GOAL: Reproduce exactly the opening lines of the listing, stopping after the line that contains "(findA) -- node[lbl, pos=0.42]" and including it.

# # # # #

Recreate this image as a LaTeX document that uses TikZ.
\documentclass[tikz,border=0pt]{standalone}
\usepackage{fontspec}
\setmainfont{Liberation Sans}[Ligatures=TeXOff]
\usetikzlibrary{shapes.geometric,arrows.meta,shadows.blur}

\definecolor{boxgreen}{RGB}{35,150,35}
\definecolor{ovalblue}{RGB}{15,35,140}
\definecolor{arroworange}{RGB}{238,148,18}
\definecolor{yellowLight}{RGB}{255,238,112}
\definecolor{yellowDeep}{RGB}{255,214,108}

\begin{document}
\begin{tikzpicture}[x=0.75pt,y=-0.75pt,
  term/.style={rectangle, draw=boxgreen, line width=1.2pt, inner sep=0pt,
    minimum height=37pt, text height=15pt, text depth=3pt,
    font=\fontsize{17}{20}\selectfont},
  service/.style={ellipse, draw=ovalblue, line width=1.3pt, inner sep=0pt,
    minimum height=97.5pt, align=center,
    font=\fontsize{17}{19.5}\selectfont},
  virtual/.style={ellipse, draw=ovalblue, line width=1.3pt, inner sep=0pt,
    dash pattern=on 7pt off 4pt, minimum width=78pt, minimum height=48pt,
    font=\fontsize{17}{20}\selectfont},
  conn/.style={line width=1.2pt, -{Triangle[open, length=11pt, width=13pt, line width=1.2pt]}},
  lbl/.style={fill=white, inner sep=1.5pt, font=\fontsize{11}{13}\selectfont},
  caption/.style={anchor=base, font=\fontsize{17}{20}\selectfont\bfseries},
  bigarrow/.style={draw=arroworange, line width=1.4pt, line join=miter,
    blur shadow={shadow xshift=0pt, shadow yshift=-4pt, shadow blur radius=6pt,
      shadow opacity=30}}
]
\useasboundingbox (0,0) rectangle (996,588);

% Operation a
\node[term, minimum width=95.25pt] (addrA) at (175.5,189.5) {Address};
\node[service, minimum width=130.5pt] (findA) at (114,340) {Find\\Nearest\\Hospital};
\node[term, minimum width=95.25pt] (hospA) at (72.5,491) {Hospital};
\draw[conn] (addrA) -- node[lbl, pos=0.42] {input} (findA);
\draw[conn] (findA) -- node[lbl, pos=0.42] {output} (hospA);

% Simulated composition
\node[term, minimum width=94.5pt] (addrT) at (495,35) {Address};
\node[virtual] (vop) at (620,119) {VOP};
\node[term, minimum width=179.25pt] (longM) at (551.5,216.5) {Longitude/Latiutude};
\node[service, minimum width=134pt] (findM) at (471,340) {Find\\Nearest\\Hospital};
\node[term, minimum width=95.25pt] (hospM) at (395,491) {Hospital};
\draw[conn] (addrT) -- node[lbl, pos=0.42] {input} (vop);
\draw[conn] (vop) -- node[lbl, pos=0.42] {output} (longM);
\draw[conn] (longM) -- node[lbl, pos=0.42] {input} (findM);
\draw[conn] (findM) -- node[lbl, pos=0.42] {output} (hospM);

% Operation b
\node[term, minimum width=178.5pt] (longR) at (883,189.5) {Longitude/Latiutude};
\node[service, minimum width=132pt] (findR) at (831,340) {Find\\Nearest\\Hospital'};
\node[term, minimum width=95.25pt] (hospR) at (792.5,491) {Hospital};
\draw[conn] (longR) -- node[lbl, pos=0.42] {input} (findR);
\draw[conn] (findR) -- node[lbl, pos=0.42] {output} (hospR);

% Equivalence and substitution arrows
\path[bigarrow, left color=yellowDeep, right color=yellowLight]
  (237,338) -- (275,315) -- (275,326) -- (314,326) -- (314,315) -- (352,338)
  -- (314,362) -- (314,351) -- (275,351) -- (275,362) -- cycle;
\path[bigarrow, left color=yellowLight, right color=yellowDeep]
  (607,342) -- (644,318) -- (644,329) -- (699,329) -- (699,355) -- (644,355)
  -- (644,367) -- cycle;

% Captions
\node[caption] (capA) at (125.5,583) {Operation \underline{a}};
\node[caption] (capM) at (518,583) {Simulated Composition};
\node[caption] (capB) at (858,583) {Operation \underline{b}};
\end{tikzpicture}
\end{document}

# # # # #

ANSWER TO THIS PROBLEM:
Recreate this image as a LaTeX document that uses TikZ.
\documentclass[tikz,border=0pt]{standalone}
\usepackage{fontspec}
\setmainfont{Liberation Sans}[Ligatures=TeXOff]
\usetikzlibrary{shapes.geometric,arrows.meta,shadows.blur}

\definecolor{boxgreen}{RGB}{35,150,35}
\definecolor{ovalblue}{RGB}{15,35,140}
\definecolor{arroworange}{RGB}{238,148,18}
\definecolor{yellowLight}{RGB}{255,238,112}
\definecolor{yellowDeep}{RGB}{255,214,108}

\begin{document}
\begin{tikzpicture}[x=0.75pt,y=-0.75pt,
  term/.style={rectangle, draw=boxgreen, line width=1.2pt, inner sep=0pt,
    minimum height=37pt, text height=15pt, text depth=3pt,
    font=\fontsize{17}{20}\selectfont},
  service/.style={ellipse, draw=ovalblue, line width=1.3pt, inner sep=0pt,
    minimum height=97.5pt, align=center,
    font=\fontsize{17}{19.5}\selectfont},
  virtual/.style={ellipse, draw=ovalblue, line width=1.3pt, inner sep=0pt,
    dash pattern=on 7pt off 4pt, minimum width=78pt, minimum height=48pt,
    font=\fontsize{17}{20}\selectfont},
  conn/.style={line width=1.2pt, -{Triangle[open, length=11pt, width=13pt, line width=1.2pt]}},
  lbl/.style={fill=white, inner sep=1.5pt, font=\fontsize{11}{13}\selectfont},
  caption/.style={anchor=base, font=\fontsize{17}{20}\selectfont\bfseries},
  bigarrow/.style={draw=arroworange, line width=1.4pt, line join=miter,
    blur shadow={shadow xshift=0pt, shadow yshift=-4pt, shadow blur radius=6pt,
      shadow opacity=30}}
]
\useasboundingbox (0,0) rectangle (996,588);

% Operation a
\node[term, minimum width=95.25pt] (addrA) at (175.5,189.5) {Address};
\node[service, minimum width=130.5pt] (findA) at (114,340) {Find\\Nearest\\Hospital};
\node[term, minimum width=95.25pt] (hospA) at (72.5,491) {Hospital};
\draw[conn] (addrA) -- node[lbl, pos=0.42] {input} (findA);
\draw[conn] (findA) -- node[lbl, pos=0.42] {output} (hospA);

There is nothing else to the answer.